Rule 101, the judge held, is designed to prevent multiplicity of proceedings — not to create an avenue for baseless claims to be litigated like full suits.
The Appellate Court Gets a Sharp Rebuke
The Appellate Court did not escape the High Court’s scrutiny unscathed. Justice Marne noted that while the Appellate Court’s order ran to 18 pages, its actual reasoning occupied barely two pages, most of which he found “grossly perverse.”
The Appellate Court had flagged what it saw as inconsistency in the Trial Court’s findings — that Defendant No. 2 could not simultaneously be in exclusive possession while Naziya’s documents showed her residence. The High Court disposed of this cleanly: whether Khan lived there alone or with Naziya was irrelevant. The question was whether Naziya lived there to the exclusion of Khan — and she admittedly did not.
The Appellate Court had also laid weight on the landlady’s 11-year delay in executing the decree. The High Court dismissed this as “totally irrelevant” to the question of Naziya’s independent rights.

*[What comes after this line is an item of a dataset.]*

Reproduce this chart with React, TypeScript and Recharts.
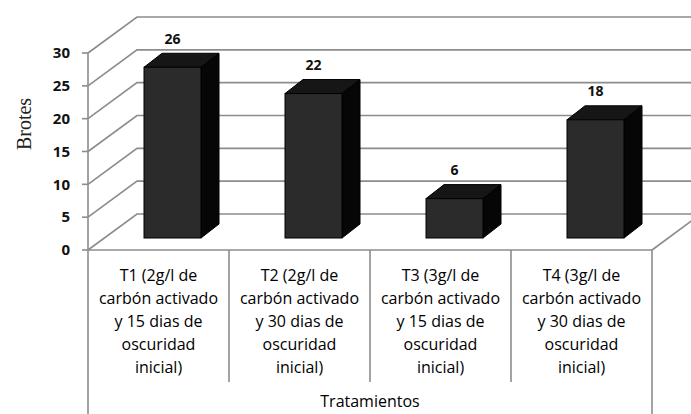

Most pointedly, the High Court observed that the Appellate Court had “failed to lift the veil” — that it had allowed its jurisdiction to be abused by Naziya and Khan, and that upholding its order would have rewarded Khan’s “nefarious designs” by allowing him to continue occupying the premises under the cover of his niece’s obstruction.
The Final Order
The Bombay High Court allowed the writ petition, set aside the Appellate Court’s order dated November 27, 2025, and restored the Trial Court’s original order of May 6, 2023 dismissing Naziya’s obstruction. No costs were imposed by the High Court.
After 15 years of litigation — a suit filed in 2009, a decree in 2011, an execution attempt in 2022, and three rounds of court proceedings — the landlady can finally take possession of Room No. 15, Jamset Building.